■ EXERCISE:
Filter the lines below, copying only those with the string "matplotlib".

■ DATA PROVIDED:
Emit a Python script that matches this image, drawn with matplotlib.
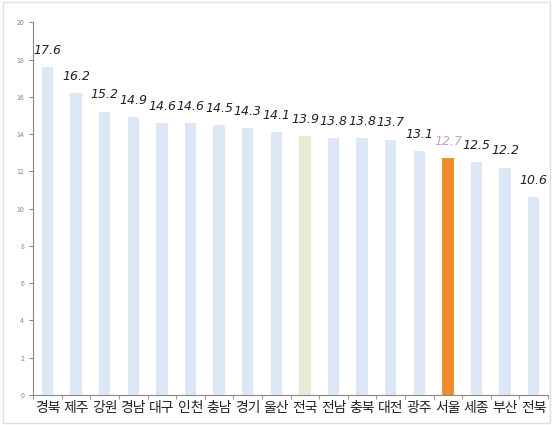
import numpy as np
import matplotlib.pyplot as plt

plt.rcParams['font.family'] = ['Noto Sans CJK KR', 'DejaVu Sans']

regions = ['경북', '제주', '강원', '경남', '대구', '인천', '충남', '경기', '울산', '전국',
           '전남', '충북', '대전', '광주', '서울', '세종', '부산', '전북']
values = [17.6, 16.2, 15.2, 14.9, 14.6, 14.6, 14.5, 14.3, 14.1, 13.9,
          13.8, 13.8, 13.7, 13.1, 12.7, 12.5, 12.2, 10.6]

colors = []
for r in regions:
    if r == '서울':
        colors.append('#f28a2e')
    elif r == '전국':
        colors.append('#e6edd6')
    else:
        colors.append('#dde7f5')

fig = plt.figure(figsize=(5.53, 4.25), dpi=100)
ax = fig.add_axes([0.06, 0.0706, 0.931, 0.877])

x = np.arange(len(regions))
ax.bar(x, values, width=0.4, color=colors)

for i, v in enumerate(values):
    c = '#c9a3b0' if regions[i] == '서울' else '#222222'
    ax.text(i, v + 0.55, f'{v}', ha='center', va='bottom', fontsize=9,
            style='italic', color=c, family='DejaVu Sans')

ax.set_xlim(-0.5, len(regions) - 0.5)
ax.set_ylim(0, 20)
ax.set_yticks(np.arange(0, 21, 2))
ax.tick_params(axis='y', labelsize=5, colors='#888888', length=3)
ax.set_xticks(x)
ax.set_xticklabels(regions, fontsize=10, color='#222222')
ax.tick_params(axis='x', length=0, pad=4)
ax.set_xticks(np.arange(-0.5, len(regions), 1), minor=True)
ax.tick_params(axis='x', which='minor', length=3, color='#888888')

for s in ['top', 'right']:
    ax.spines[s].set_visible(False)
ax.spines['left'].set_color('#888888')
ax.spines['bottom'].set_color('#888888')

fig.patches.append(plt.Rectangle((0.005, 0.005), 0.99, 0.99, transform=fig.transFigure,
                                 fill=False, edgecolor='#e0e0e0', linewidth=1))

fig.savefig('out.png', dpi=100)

■ SOLUTION TO THE EXERCISE:
Emit a Python script that matches this image, drawn with matplotlib.
import matplotlib.pyplot as plt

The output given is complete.